LAGO: Few-shot Crosslingual Embedding Inversion Attacks via Language Similarity-Aware Graph Optimization
Wenrui Yu, Yiyi Chen, Johannes Bjerva, Sokol Kosta, Qiongxiu Li
TL;DR
This paper addresses the privacy risk of embedding inversion in multilingual NLP by introducing LAGO, a language similarity-aware graph optimization framework for few-shot cross-lingual inversion. It builds a topological graph over languages and enforces cross-language consistency through two optimization variants: hard linear inequality constraints and soft total variation penalties, with ALGEN recovered as a special case. Empirical results across multiple languages and victim models show that leveraging language similarity improves transferability by about 10–20% in Rouge-L scores, especially in extremely low-data regimes, and demonstrate robustness to the choice of similarity metric.
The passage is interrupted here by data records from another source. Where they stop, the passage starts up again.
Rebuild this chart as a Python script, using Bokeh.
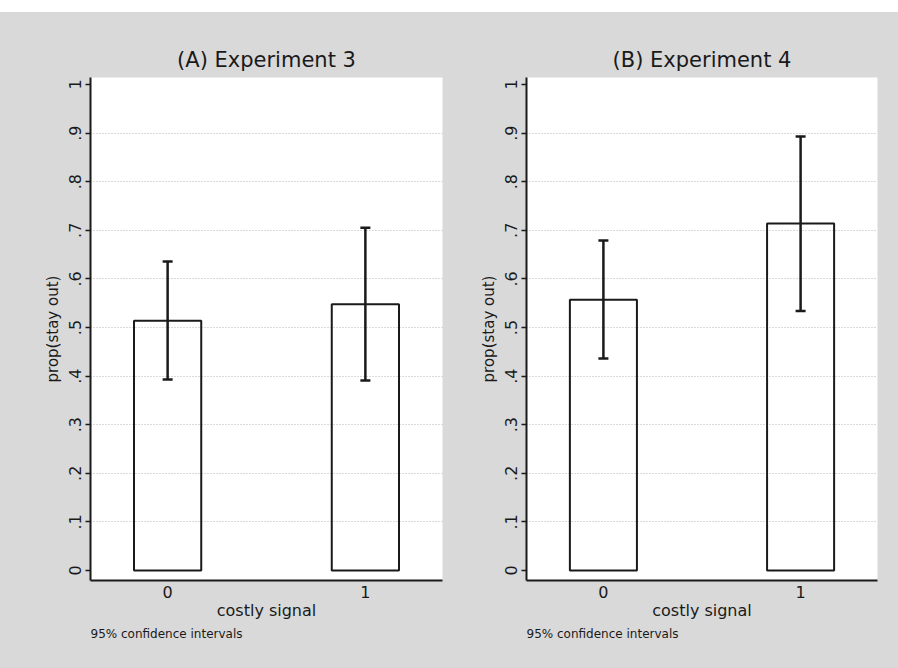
from bokeh.plotting import figure
from bokeh.models import (ColumnDataSource, FixedTicker, Range1d, Whisker, TeeHead,
                          Title, Spacer)
from bokeh.layouts import row, column
from bokeh.embed import file_html
from bokeh.resources import INLINE

# ---- data ----
categories = [0, 1]
titles = ["(A) Experiment 3", "(B) Experiment 4"]
exp3_prop = [0.514, 0.548]
exp3_lower = [0.393, 0.391]
exp3_upper = [0.636, 0.705]
exp4_prop = [0.557, 0.714]
exp4_lower = [0.436, 0.534]
exp4_upper = [0.679, 0.893]
y_ticks = [0, 0.1, 0.2, 0.3, 0.4, 0.5, 0.6, 0.7, 0.8, 0.9, 1.0]
y_tick_labels = ["0", ".1", ".2", ".3", ".4", ".5", ".6", ".7", ".8", ".9", "1"]
x_label = "costly signal"
y_label = "prop(stay out)"
note = "95% confidence intervals"

BG = "#d9d9d9"
INK = "#1a1a1a"
FONT = "DejaVu Sans"


def make_panel(title, props, lows, highs, left, right, width):
    p = figure(width=width, height=656, output_backend="svg", toolbar_location=None,
               x_range=Range1d(-0.39, 1.39), y_range=Range1d(-0.0206, 1.0144),
               min_border_left=left, min_border_right=right,
               min_border_top=65, min_border_bottom=88)
    p.border_fill_color = BG
    p.background_fill_color = "white"
    p.outline_line_color = None

    p.title.text = title
    p.title.align = "center"
    p.title.text_font = FONT
    p.title.text_font_size = "21px"
    p.title.text_font_style = "normal"
    p.title.text_color = INK
    p.title.standoff = 12

    src = ColumnDataSource(dict(x=categories, top=props, lower=lows, upper=highs))
    p.vbar(x="x", top="top", bottom=0, width=0.34, source=src,
           fill_color=None, line_color=INK, line_width=2)
    w = Whisker(source=src, base="x", lower="lower", upper="upper",
                line_color=INK, line_width=2.5,
                upper_head=TeeHead(size=10, line_color=INK, line_width=2.5),
                lower_head=TeeHead(size=10, line_color=INK, line_width=2.5))
    p.add_layout(w)

    # x axis
    xa = p.xaxis[0]
    xa.ticker = FixedTicker(ticks=categories)
    xa.major_tick_out = 0
    xa.major_tick_in = 0
    xa.minor_tick_out = 0
    xa.minor_tick_in = 0
    xa.axis_line_color = INK
    xa.axis_line_width = 2
    xa.major_label_text_font = FONT
    xa.major_label_text_font_size = "16px"
    xa.major_label_text_color = INK
    xa.major_label_standoff = 5
    xa.axis_label = x_label
    xa.axis_label_text_font = FONT
    xa.axis_label_text_font_size = "16px"
    xa.axis_label_text_font_style = "normal"
    xa.axis_label_text_color = INK
    xa.axis_label_standoff = 0

    # y axis
    ya = p.yaxis[0]
    ya.ticker = FixedTicker(ticks=y_ticks)
    ya.major_label_overrides = {t: l for t, l in zip(y_ticks, y_tick_labels)}
    ya.major_label_orientation = "vertical"
    ya.major_tick_out = 5
    ya.major_tick_in = 0
    ya.minor_tick_out = 0
    ya.minor_tick_in = 0
    ya.major_tick_line_color = INK
    ya.major_tick_line_width = 1.5
    ya.axis_line_color = INK
    ya.axis_line_width = 2
    ya.major_label_text_font = FONT
    ya.major_label_text_font_size = "16px"
    ya.major_label_text_color = INK
    ya.major_label_standoff = 4
    ya.axis_label = y_label
    ya.axis_label_text_font = FONT
    ya.axis_label_text_font_size = "15px"
    ya.axis_label_text_font_style = "normal"
    ya.axis_label_text_color = INK
    ya.axis_label_standoff = 5

    p.xgrid.grid_line_color = None
    p.ygrid.ticker = FixedTicker(ticks=y_ticks[1:-1])
    p.ygrid.grid_line_color = "#b4b4b4"
    p.ygrid.grid_line_width = 1
    p.ygrid.grid_line_dash = "1 2"

    t = Title(text=note, align="left", text_font=FONT, text_font_size="12px",
              text_font_style="normal", text_color=INK, standoff=4)
    p.add_layout(t, "below")
    return p


p1 = make_panel(titles[0], exp3_prop, exp3_lower, exp3_upper, 90, 7, 449)
p2 = make_panel(titles[1], exp4_prop, exp4_lower, exp4_upper, 77, 21, 449)

layout = column(Spacer(width=898, height=12),
                row(p1, p2, styles={"background-color": BG}))
open("out.html", "w").write(file_html(layout, INLINE))
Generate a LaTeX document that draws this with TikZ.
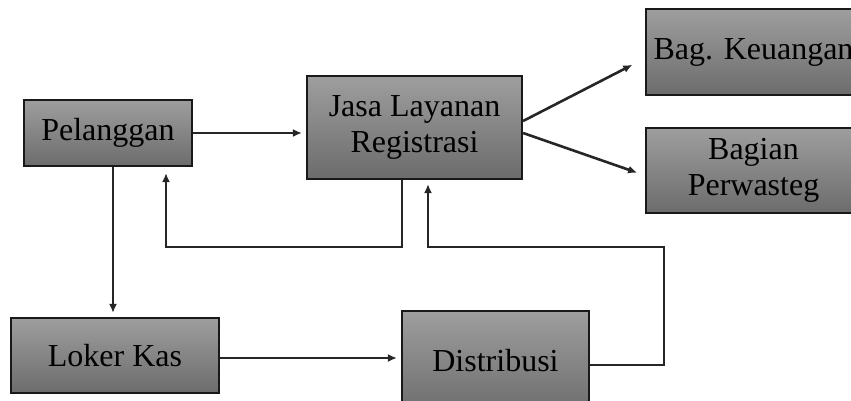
\documentclass[tikz,border=0pt]{standalone}
\usepackage{fontspec}
\setmainfont{Liberation Serif}
\usetikzlibrary{arrows.meta,calc}
\definecolor{boxtop}{RGB}{158,158,158}
\definecolor{boxbot}{RGB}{108,108,108}
\tikzset{
  blok/.style={draw=black!90, line width=1.1pt, top color=boxtop, bottom color=boxbot,
    inner sep=0pt, align=center, font=\fontsize{16}{18}\selectfont},
  panah/.style={line width=1.3pt, draw=black!85, -{Latex[length=4.5pt,width=4pt]}, shorten >=2pt},
  garis/.style={line width=1.3pt, draw=black!85}
}
\begin{document}
\begin{tikzpicture}[x=0.5pt,y=-0.5pt]
\useasboundingbox (0,0) rectangle (851,401);
\node[blok, minimum width=84pt, minimum height=33pt] (pel) at (108,133) {Pelanggan};
\node[blok, minimum width=107.5pt, minimum height=51.5pt] (jasa) at (414.5,127.5) {Jasa Layanan\\Registrasi};
\node[blok, minimum width=107.5pt, minimum height=43pt] (bagk) at (753.5,52) {Bag. Keuangan};
\node[blok, minimum width=107.5pt, minimum height=42.5pt] (bagp) at (753.5,170.5) {Bagian\\Perwasteg};
\node[blok, minimum width=104pt, minimum height=37.5pt] (loker) at (115,355.5) {Loker Kas};
\node[blok, minimum width=93.5pt, minimum height=52pt, text depth=0pt] (distr) at (495.5,363) {\raisebox{2.5pt}{Distribusi}};
% connectors
\draw[panah] (pel.east) -- (pel.east -| jasa.west);
\draw[panah] ([xshift=2.5pt]pel.south) -- ([xshift=2.5pt]pel.south |- loker.north);
\draw[panah] ([yshift=-1.25pt]loker.east) -- ([yshift=-1.25pt]loker.east -| distr.west);
\draw[panah] ([yshift=3.25pt]jasa.east) -- ([xshift=-4.5pt,yshift=-5.5pt]bagk.west);
\draw[panah] ([yshift=-2.75pt]jasa.east) -- ([xshift=-2pt,yshift=-1.75pt]bagp.west);
\draw[panah] ([xshift=-6.25pt]jasa.south) -- ++(0,67) -| ([xshift=29pt,yshift=-1pt]pel.south);
\draw[panah] ([yshift=-1pt]distr.east) -- ++(74,0) -- ++(0,-118) -| ([xshift=6.75pt]jasa.south);
\end{tikzpicture}
\end{document}
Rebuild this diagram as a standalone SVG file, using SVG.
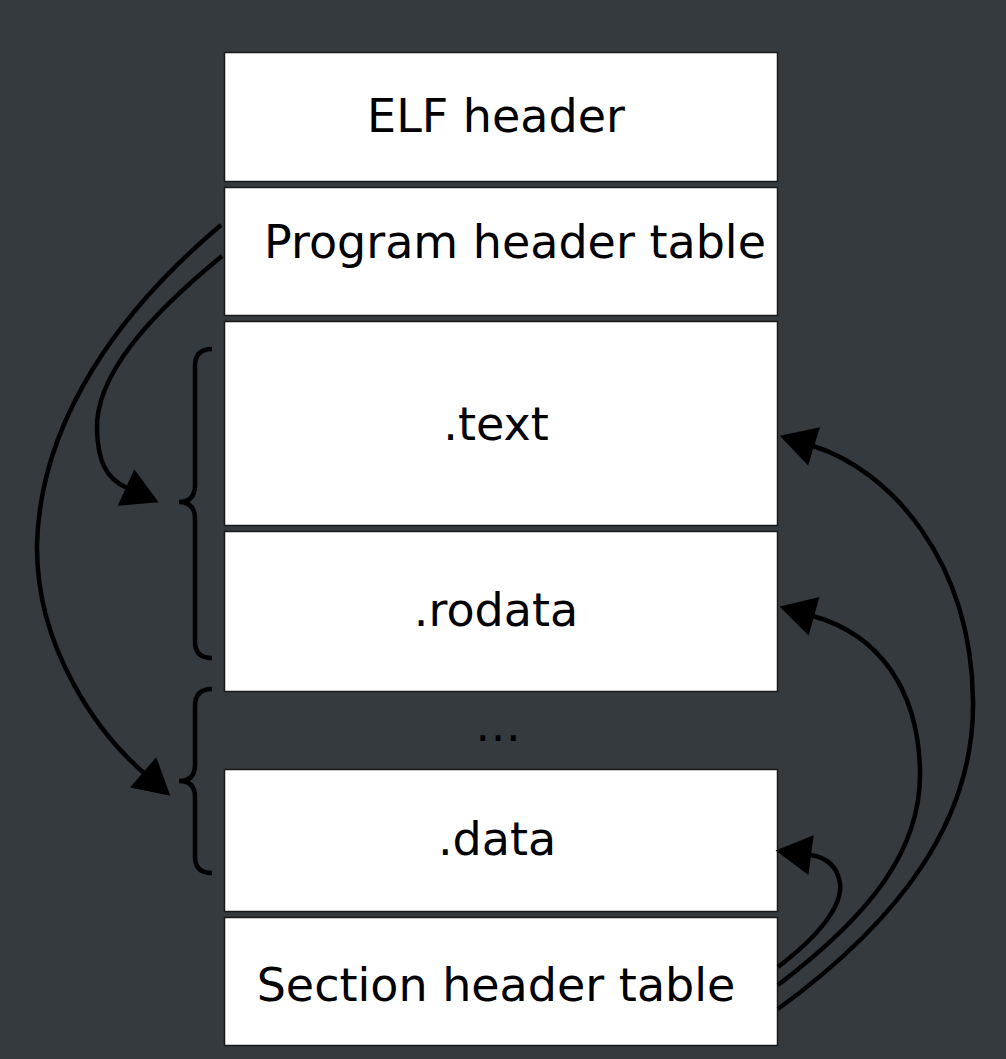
<svg xmlns="http://www.w3.org/2000/svg" width="1006" height="1059" viewBox="0 0 1006 1059">
<style>
.box{fill:#ffffff;stroke:#1a1a1a;stroke-width:1.5}
.lbl{font-family:"DejaVu Sans",sans-serif;font-size:46px;fill:#000;text-anchor:middle}
.con{fill:none;stroke:#000;stroke-width:4.5}
.brace{fill:none;stroke:#000;stroke-width:4.5}
</style>
<defs>
<marker id="ah" markerUnits="userSpaceOnUse" markerWidth="40" markerHeight="40" viewBox="0 0 34 38" refX="1" refY="19" orient="auto">
<path d="M0,0 L34,19 L0,38 z" fill="#000"/>
</marker>
</defs>
<rect width="1006" height="1059" fill="#353a3e"/>
<g id="elf-header"><rect class="box" x="224.5" y="52.5" width="553" height="129"/><text class="lbl" x="496" y="132">ELF header</text></g>
<g id="program-header-table"><rect class="box" x="224.5" y="187.5" width="553" height="128"/><text class="lbl" x="515" y="258">Program header table</text></g>
<g id="text"><rect class="box" x="224.5" y="321.5" width="553" height="204"/><text class="lbl" x="496" y="440">.text</text></g>
<g id="rodata"><rect class="box" x="224.5" y="531.5" width="553" height="160"/><text class="lbl" x="496" y="626">.rodata</text></g>
<g id="ellipsis"><text class="lbl" x="498" y="741">…</text></g>
<g id="data"><rect class="box" x="224.5" y="769.5" width="553" height="142"/><text class="lbl" x="497" y="855">.data</text></g>
<g id="section-header-table"><rect class="box" x="224.5" y="917.5" width="553" height="128"/><text class="lbl" x="496" y="1001">Section header table</text></g>
<g id="braces">
<path class="brace" d="M212,349 Q195,349 195,366 L195,485 Q195,502 179,502 Q195,502 195,519 L195,642 Q195,658 212,658"/>
<path class="brace" d="M212,689 Q195,689 195,706 L195,765 Q195,781 179,781 Q195,781 195,797 L195,857 Q195,873 212,873"/>
</g>
<g id="connectors">
<path class="con" marker-end="url(#ah)" d="M221,225 C120,310 40,420 37,545 C36,650 100,735 144,773"/>
<path class="con" marker-end="url(#ah)" d="M222,256 C150,315 95,375 97,430 C98,460 105,478 127,488"/>
<path class="con" marker-end="url(#ah)" d="M778,1009 C900,920 975,820 973,700 C971,560 890,470 813,446"/>
<path class="con" marker-end="url(#ah)" d="M778,985 C870,915 922,850 920,770 C918,690 880,635 813,616"/>
<path class="con" marker-end="url(#ah)" d="M778,967 C820,935 843,905 840,883 C837,865 825,857 810,855"/>
</g>
</svg>
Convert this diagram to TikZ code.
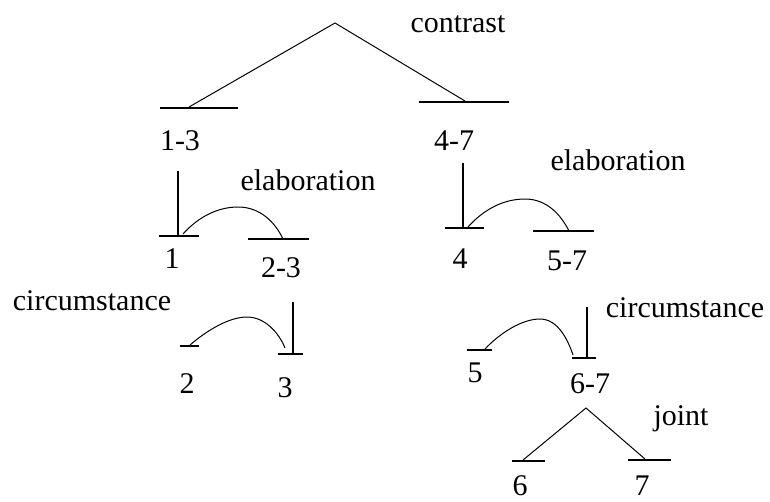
\documentclass[tikz,border=0pt]{standalone}
\usepackage{fontspec}
\setmainfont{Liberation Serif}
\begin{document}
\begin{tikzpicture}[x=1pt,y=-1pt,
  bar/.style={line width=1.2pt},
  link/.style={line width=1pt},
  lab/.style={anchor=base,inner sep=0pt,font=\fontsize{30}{30}\selectfont}]
\useasboundingbox (0,0) rectangle (770,501);
% labels
\node[lab] (contrast) at (458,32) {contrast};
\node[lab] (n13) at (180,150) {1-3};
\node[lab] (n47) at (454,150) {4-7};
\node[lab] (elabL) at (308,190) {elaboration};
\node[lab] (elabR) at (618,170) {elaboration};
\node[lab] (n1) at (172,268) {1};
\node[lab] (n23) at (281,277) {2-3};
\node[lab] (circL) at (92,310) {circumstance};
\node[lab] (n2) at (187,393) {2};
\node[lab] (n3) at (285,397) {3};
\node[lab] (n4) at (460,268) {4};
\node[lab] (n57) at (567,270) {5-7};
\node[lab] (circR) at (685,317) {circumstance};
\node[lab] (n5) at (475,382) {5};
\node[lab] (n67) at (590,393) {6-7};
\node[lab] (joint) at (681,425) {joint};
\node[lab] (n6) at (520,495) {6};
\node[lab] (n7) at (642,495) {7};
% bars
\draw[bar] (160,108) -- (238,108);
\draw[bar] (419,102) -- (509,102);
\draw[bar] (159,236) -- (199,236);
\draw[bar] (248,239) -- (309,239);
\draw[bar] (445,228) -- (484,228);
\draw[bar] (533,231) -- (594,231);
\draw[bar] (180,346) -- (199,346);
\draw[bar] (278,354) -- (303,354);
\draw[bar] (467,350) -- (492,350);
\draw[bar] (572,358) -- (596,358);
\draw[bar] (512,461) -- (545,461);
\draw[bar] (628,460) -- (671,460);
% nuclei verticals
\draw[bar] (178,171) -- (178,236);
\draw[bar] (463,163) -- (463,228);
\draw[bar] (293,302) -- (293,354);
\draw[bar] (587,307) -- (587,358);
% contrast
\coordinate (ctop) at (335,23);
\coordinate (cl) at (189,107);
\coordinate (cr) at (465,101);
\draw[link] (cl) -- (ctop) -- (cr);
% joint
\coordinate (jtop) at (586,408);
\coordinate (jl) at (523,460);
\coordinate (jr) at (645,459);
\draw[link] (jl) -- (jtop) -- (jr);
% elaboration arcs
\coordinate (eLs) at (183,234);
\coordinate (eLe) at (283,239);
\draw[link] (eLs) .. controls (200,215) and (220,207) .. (238,207)
  .. controls (260,207) and (275,222) .. (eLe);
\coordinate (eRs) at (468,227);
\coordinate (eRe) at (569,231);
\draw[link] (eRs) .. controls (485,208) and (505,199) .. (525,199)
  .. controls (547,199) and (561,215) .. (eRe);
% circumstance arcs
\coordinate (cLs) at (190,345);
\coordinate (cLe) at (285,348);
\draw[link] (cLs) .. controls (205,332) and (228,317) .. (247,317)
  .. controls (265,317) and (279,333) .. (cLe);
\coordinate (cRs) at (485,349);
\coordinate (cRe) at (573,355);
\draw[link] (cRs) .. controls (500,333) and (522,319) .. (540,319)
  .. controls (558,319) and (568,340) .. (cRe);
\end{tikzpicture}
\end{document}
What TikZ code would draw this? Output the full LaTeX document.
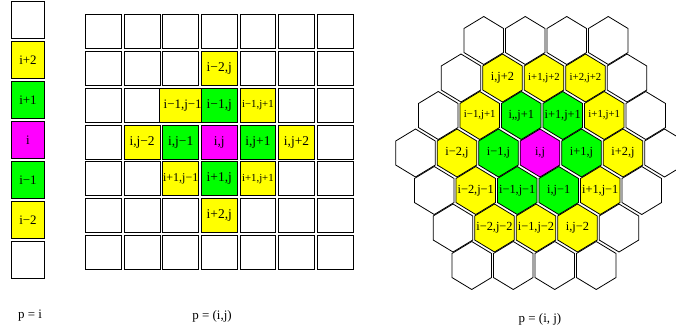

The work highlights the need for privacy defenses that account for linguistic structure in multilingual embeddings and discusses differential privacy as a defense, noting a significant utility cost in cross-lingual settings.
Abstract
We propose LAGO - Language Similarity-Aware Graph Optimization - a novel approach for few-shot cross-lingual embedding inversion attacks, addressing critical privacy vulnerabilities in multilingual NLP systems. Unlike prior work in embedding inversion attacks that treat languages independently, LAGO explicitly models linguistic relationships through a graph-based constrained distributed optimization framework. By integrating syntactic and lexical similarity as edge constraints, our method enables collaborative parameter learning across related languages. Theoretically, we show this formulation generalizes prior approaches, such as ALGEN, which emerges as a special case when similarity constraints are relaxed. Our framework uniquely combines Frobenius-norm regularization with linear inequality or total variation constraints, ensuring robust alignment of cross-lingual embedding spaces even with extremely limited data (as few as 10 samples per language). Extensive experiments across multiple languages and embedding models demonstrate that LAGO substantially improves the transferability of attacks with 10-20% increase in Rouge-L score over baselines. This work establishes language similarity as a critical factor in inversion attack transferability, urging renewed focus on language-aware privacy-preserving multilingual embeddings.